Eric showed us their web site, which he designed himself.  (He didn’t really say it, but it seemed as though he might be doing most of the work for the organization.)  Not so surprisingly, he said that Facebook gives them the most benefit in terms of P.R.  They have over 22,000 people that “like” them, which is how they met Katie.  They also found a lady that drove down south to pick up Katie’s adoptive dog family.  Their web site’s online forum has a million posts, which is where each application is filed.

We then saw some photos of the family of dogs Katie hosted, including them taking care of the puppies as they sniffed and crawled around the floor.  You better believe me when I say, it was totally adorable.  They have a big advantage in this area because Eric is also a photographer and they’ve become very good at taking incredibly cute shots that help to get dogs adopted.  Another video showed a litter of dogs that became excited and animated when somebody knocked on the floor.  Eric explained that this was part of some sort of training for the dogs, but they also use it for marketing because the puppies get so active.

We also saw pictures of a bunch of other dogs that he’s gotten homes for, and you could tell that Eric was very proud.  He told the story of Piggy, who was tragically mis-used as a fight dog.  She had a lot of scars and was missing most of her ear and lip.  He noted that she’s become a loving dog for her new owners, though, so another happy ending was provided by Smilin’ Pit Bull.

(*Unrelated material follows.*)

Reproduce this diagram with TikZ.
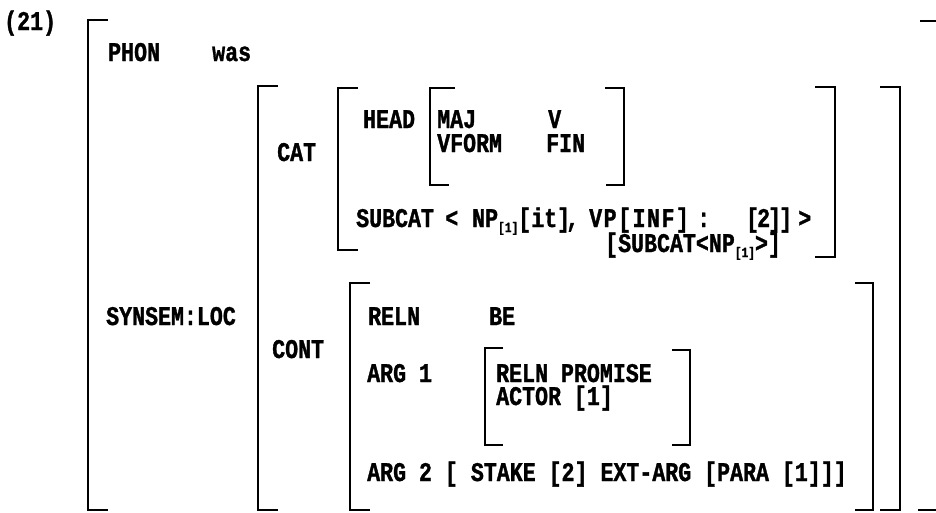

They raise money by selling merchandise (calendars, water bottles), writing grants, accepting donations, and of course, their adoption fees.  They also need volunteers to be fosters like Katie, home visitors, application reviewers, and grant writers and fundraisers.  Their costs are considerable and they recently had an issue with the deadly parvovirus, which cost them $9,000.  This cost them three dogs, but they were able to save the rest when a volunteer spread the virus to her foster dogs.